The Pursuit of Purpose
For centuries, many have written about purpose: What it means; how to find it; and why, as humans, we need it. Freud famously wrote: “What decides the purpose of life is simply the pleasure principle”. The id, according to Freud, is the driving force of human behavior – guiding the pursuit of pleasure, governed mostly by the ego and super-ego to keep instincts socially acceptable. Purpose is also discussed in Maslow’s hierarchy of needs, suggesting we only reach ‘all that we can be’ or self-actualization, when each rung of the ladder has been met.
Maslow’s theory has felt more vivid this year especially. Most of us are forced to think about our physiological needs and how we will access critical supplies; our safety needs – health and employment compromised; and love and belonging – our connections with friends and families – restricted. When we have choices taken away and are forced to focus on the basics, reaching the levels of ‘esteem’ (self-esteem, recognition, strength and freedom) and self-actualization (being the most that you can be) feels somewhat unobtainable.
And yet, finding purpose and meaning is more important for many individuals and organizations than ever before, perhaps because of this leveling experience and a compelling drive to contribute to our society in a meaningful, sustainable way. Dan Pink and Simon Sinek have heralded the importance of a galvanizing purpose for individuals at work for many years, and for good reason. A recent McKinsey study revealed that people who have a strong sense of purpose are 5 times more likely to report higher levels of well-being. They are at 15% lower risk of dying, and at work, are 4 x more likely to report higher levels of engagement and to help the organization deliver higher EBITDA margins.
Strikingly, another study showed employees report 33% higher levels of motivation when profit is not the primary concern.
The message is clear — Individuals need to feel meaningful purpose throughout their lives, and organizations that provide the environment to enable this will thrive across the longer term.
But how can organizations – often with thousands of employees – land upon a purpose that appeals to everyone, and at multiple life stages?
That is probably impossible. But what is achievable is an organizational purpose with meaning beyond profits to broader impact — empowering employees to interpret and own their mission in a personalized way. When this is combined with an understanding of individual drivers and motivations, the results can be powerful for everyone. That is when purpose can build a strong and sustainable bridge between individuals and organizations.

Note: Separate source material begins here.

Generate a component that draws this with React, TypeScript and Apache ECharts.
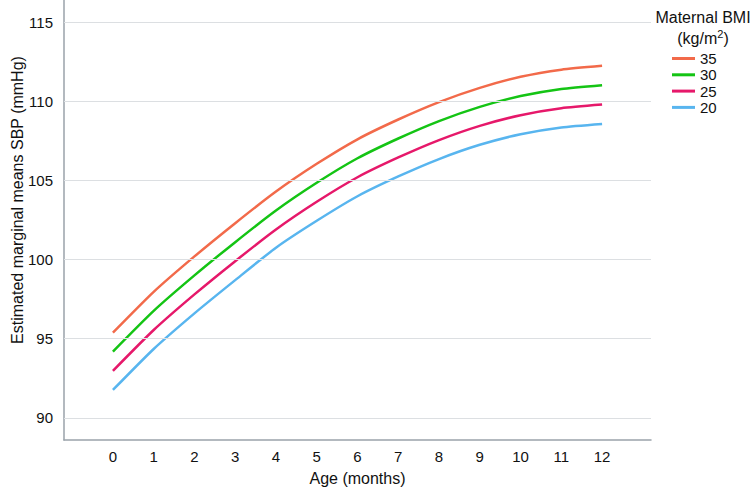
import React, { useEffect, useRef } from "react";
import * as echarts from "echarts";

const months = [0, 1, 2, 3, 4, 5, 6, 7, 8, 9, 10, 11, 12];
const bmi35 = [95.38, 97.96, 100.2, 102.3, 104.3, 106.05, 107.6, 108.85, 109.95, 110.85, 111.55, 112.0, 112.24];
const bmi30 = [94.19, 96.76, 99.0, 101.1, 103.1, 104.85, 106.4, 107.65, 108.75, 109.65, 110.33, 110.78, 111.02];
const bmi25 = [92.97, 95.55, 97.8, 99.9, 101.9, 103.65, 105.2, 106.45, 107.55, 108.45, 109.12, 109.56, 109.79];
const bmi20 = [91.76, 94.35, 96.6, 98.7, 100.75, 102.45, 104.0, 105.25, 106.35, 107.25, 107.92, 108.35, 108.57];
const seriesNames = ["35", "30", "25", "20"];
const yTicks = [90, 95, 100, 105, 110, 115];

const colors = ["#f26a4a", "#14c414", "#e6186a", "#58b5ef"];
const FONT = "Liberation Sans, Arial, sans-serif";

export default function App() {
  const ref = useRef<HTMLDivElement>(null);
  useEffect(() => {
    if (!ref.current) return;
    const chart = echarts.init(ref.current, null, { renderer: "svg" });
    const data = [bmi35, bmi30, bmi25, bmi20];
    chart.setOption({
      animation: false,
      textStyle: { fontFamily: FONT },
      grid: { left: 64, right: 102, top: 0, bottom: 49 },
      legend: {
        orient: "vertical",
        left: 667,
        top: 46,
        itemWidth: 23,
        itemHeight: 3,
        itemGap: 1.3,
        icon: "rect",
        data: seriesNames,
        textStyle: { fontSize: 15, color: "#111", fontFamily: FONT, lineHeight: 14 },
      },
      graphic: [
        {
          type: "text",
          x: 703,
          y: 17,
          style: {
            text: "Maternal BMI",
            fontSize: 16,
            fill: "#111",
            fontFamily: FONT,
            align: "center",
            verticalAlign: "middle",
          },
        },
        {
          type: "text",
          x: 703,
          y: 38,
          style: {
            text: "(kg/m{s|2})",
            fontSize: 16,
            fill: "#111",
            fontFamily: FONT,
            align: "center",
            verticalAlign: "middle",
            rich: { s: { fontSize: 11, verticalAlign: "top", padding: [0, 0, 8, 0], fill: "#111", fontFamily: FONT } },
          },
        },
        {
          type: "text",
          x: 17,
          y: 200,
          rotation: Math.PI / 2,
          style: {
            text: "Estimated marginal means SBP (mmHg)",
            fontSize: 16,
            fill: "#111",
            fontFamily: FONT,
            align: "center",
            verticalAlign: "middle",
          },
        },
      ],
      xAxis: {
        type: "value",
        min: -1.2,
        max: 13.2,
        name: "Age (months)",
        nameLocation: "middle",
        nameGap: 30,
        nameTextStyle: { fontSize: 16, color: "#111", fontFamily: FONT },
        axisLine: { show: true, onZero: false, lineStyle: { color: "#9aa2aa", width: 1.5 } },
        axisTick: { show: false },
        splitLine: { show: false },
        axisLabel: {
          customValues: months,
          fontSize: 15,
          color: "#111",
          margin: 9,
          fontFamily: FONT,
        },
      },
      yAxis: {
        type: "value",
        min: 88.6,
        max: 116.4,
        axisLine: { show: true, onZero: false, lineStyle: { color: "#9aa2aa", width: 1.5 } },
        axisTick: { show: false },
        axisLabel: {
          customValues: yTicks,
          fontSize: 15,
          color: "#111",
          margin: 11,
          fontFamily: FONT,
        },
        splitLine: { show: false },
      },
      series: [
        ...seriesNames.map((n, i) => ({
          name: n,
          type: "line",
          data: months.map((m, j) => [m, data[i][j]]),
          showSymbol: false,
          symbol: "none",
          smooth: 0.2,
          lineStyle: { color: colors[i], width: 2.5 },
          itemStyle: { color: colors[i] },
          z: 3,
        })),
        {
          name: "grid",
          type: "line",
          data: [],
          markLine: {
            silent: true,
            symbol: "none",
            label: { show: false },
            lineStyle: { color: "#dcdfe2", width: 1, type: "solid" },
            data: yTicks.map((v) => ({ yAxis: v })),
          },
          z: 1,
        },
      ],
    });
    return () => chart.dispose();
  }, []);
  return <div ref={ref} style={{ position: "absolute", left: 0, top: 0, width: 753, height: 491 }} />;
}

We recently offered the UK&I team at SHL the opportunity to really understand their core motivators and drivers of purpose using our own Motivation Questionnaire. The results are fascinating. We have a team united by a desire for freedom, enjoyment, and achievement – yet with individual idiosyncrasies and personal journeys to navigate. Our next task? To find ways to enable personal and authentic connection for everyone and each team with SHL’s broader organizational purpose.